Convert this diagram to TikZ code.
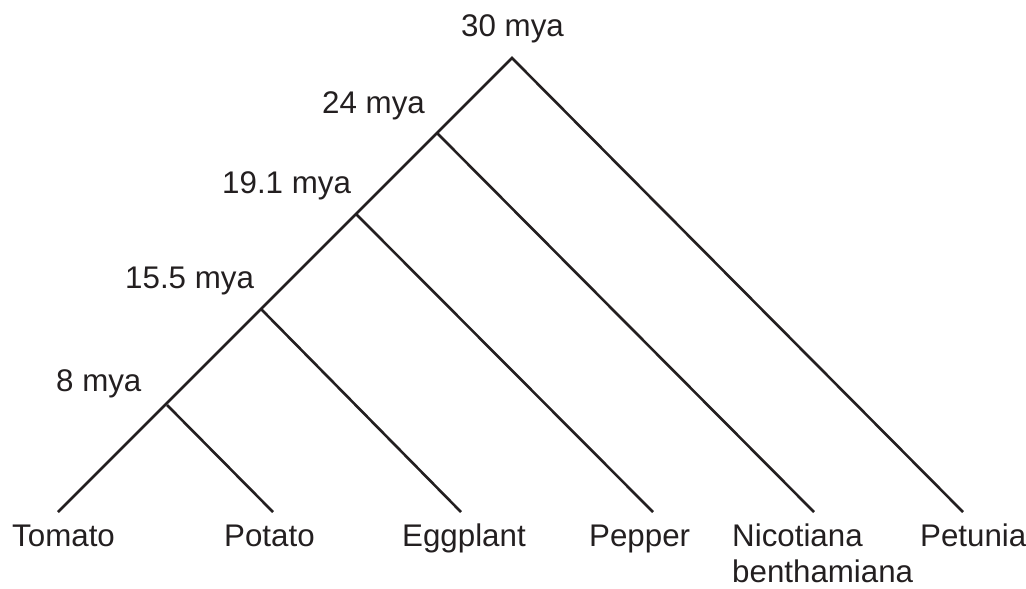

···

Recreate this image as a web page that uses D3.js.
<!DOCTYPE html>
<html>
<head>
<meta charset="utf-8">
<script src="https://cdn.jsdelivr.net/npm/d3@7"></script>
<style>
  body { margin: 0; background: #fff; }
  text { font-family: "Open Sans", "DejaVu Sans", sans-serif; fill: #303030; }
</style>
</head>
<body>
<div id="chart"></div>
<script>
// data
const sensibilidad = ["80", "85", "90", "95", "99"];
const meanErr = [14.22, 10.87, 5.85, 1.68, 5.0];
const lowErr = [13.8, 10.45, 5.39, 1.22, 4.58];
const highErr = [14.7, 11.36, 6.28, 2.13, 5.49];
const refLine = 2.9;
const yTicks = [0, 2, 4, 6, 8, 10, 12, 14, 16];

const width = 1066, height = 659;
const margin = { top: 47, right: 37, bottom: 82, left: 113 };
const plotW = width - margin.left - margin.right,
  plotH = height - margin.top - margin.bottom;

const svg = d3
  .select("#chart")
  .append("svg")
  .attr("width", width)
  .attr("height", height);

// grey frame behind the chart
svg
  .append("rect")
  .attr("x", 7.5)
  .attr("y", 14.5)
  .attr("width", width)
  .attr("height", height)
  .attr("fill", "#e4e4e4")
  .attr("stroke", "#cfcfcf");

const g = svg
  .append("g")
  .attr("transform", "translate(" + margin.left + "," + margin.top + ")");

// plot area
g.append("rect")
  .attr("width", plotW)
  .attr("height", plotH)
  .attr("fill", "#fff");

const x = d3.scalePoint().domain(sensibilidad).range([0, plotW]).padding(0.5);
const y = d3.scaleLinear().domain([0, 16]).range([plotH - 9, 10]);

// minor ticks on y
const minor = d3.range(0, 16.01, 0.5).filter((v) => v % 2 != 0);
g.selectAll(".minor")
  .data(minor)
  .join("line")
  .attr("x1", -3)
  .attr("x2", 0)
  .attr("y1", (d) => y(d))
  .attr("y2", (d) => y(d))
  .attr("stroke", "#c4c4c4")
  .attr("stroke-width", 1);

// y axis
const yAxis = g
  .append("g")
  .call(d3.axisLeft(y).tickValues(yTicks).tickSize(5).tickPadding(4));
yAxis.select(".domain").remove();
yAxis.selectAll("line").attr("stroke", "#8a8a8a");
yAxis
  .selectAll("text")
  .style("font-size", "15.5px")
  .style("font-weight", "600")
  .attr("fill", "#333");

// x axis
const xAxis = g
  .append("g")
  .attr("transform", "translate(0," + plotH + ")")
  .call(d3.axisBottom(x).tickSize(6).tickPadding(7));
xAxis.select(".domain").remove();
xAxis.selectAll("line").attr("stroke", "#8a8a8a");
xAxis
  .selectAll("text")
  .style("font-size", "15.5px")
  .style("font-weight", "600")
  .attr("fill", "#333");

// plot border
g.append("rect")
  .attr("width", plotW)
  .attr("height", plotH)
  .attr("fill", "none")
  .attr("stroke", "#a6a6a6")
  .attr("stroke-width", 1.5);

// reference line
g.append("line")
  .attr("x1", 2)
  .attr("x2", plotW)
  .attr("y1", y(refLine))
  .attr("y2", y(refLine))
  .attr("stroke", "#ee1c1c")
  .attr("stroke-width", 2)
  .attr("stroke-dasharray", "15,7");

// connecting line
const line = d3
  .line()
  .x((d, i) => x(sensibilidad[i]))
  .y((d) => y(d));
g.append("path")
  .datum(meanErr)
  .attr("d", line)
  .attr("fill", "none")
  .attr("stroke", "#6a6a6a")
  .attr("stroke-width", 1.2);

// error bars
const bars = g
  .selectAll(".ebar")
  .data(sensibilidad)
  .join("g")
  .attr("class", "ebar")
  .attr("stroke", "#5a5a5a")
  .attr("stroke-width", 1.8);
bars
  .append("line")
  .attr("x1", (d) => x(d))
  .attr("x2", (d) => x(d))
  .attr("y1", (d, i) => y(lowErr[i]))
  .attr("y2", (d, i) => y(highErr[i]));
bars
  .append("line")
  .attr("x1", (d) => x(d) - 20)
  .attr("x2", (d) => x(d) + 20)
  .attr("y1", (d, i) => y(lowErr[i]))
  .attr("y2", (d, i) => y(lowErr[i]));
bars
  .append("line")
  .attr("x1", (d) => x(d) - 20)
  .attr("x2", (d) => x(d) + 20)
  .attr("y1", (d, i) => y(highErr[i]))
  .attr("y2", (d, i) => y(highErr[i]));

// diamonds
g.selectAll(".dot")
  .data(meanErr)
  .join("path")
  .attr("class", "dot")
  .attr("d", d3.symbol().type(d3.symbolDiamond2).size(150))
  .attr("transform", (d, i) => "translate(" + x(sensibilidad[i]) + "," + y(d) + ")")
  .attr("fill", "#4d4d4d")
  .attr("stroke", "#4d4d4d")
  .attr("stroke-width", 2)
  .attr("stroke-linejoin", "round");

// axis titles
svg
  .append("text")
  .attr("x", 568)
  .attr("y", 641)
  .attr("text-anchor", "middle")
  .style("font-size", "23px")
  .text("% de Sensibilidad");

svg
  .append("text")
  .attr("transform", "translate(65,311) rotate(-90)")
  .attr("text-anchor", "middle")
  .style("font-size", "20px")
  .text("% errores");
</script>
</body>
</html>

···

Retype, word for word, every line from the line with "Recreate this image" to the line with "12, 14, 16];", inclusive. Add nothing.

Recreate this image as a web page that uses D3.js.
<!DOCTYPE html>
<html>
<head>
<meta charset="utf-8">
<script src="https://cdn.jsdelivr.net/npm/d3@7"></script>
<style>
  body { margin: 0; background: #fff; }
  text { font-family: "Open Sans", "DejaVu Sans", sans-serif; fill: #303030; }
</style>
</head>
<body>
<div id="chart"></div>
<script>
// data
const sensibilidad = ["80", "85", "90", "95", "99"];
const meanErr = [14.22, 10.87, 5.85, 1.68, 5.0];
const lowErr = [13.8, 10.45, 5.39, 1.22, 4.58];
const highErr = [14.7, 11.36, 6.28, 2.13, 5.49];
const refLine = 2.9;
const yTicks = [0, 2, 4, 6, 8, 10, 12, 14, 16];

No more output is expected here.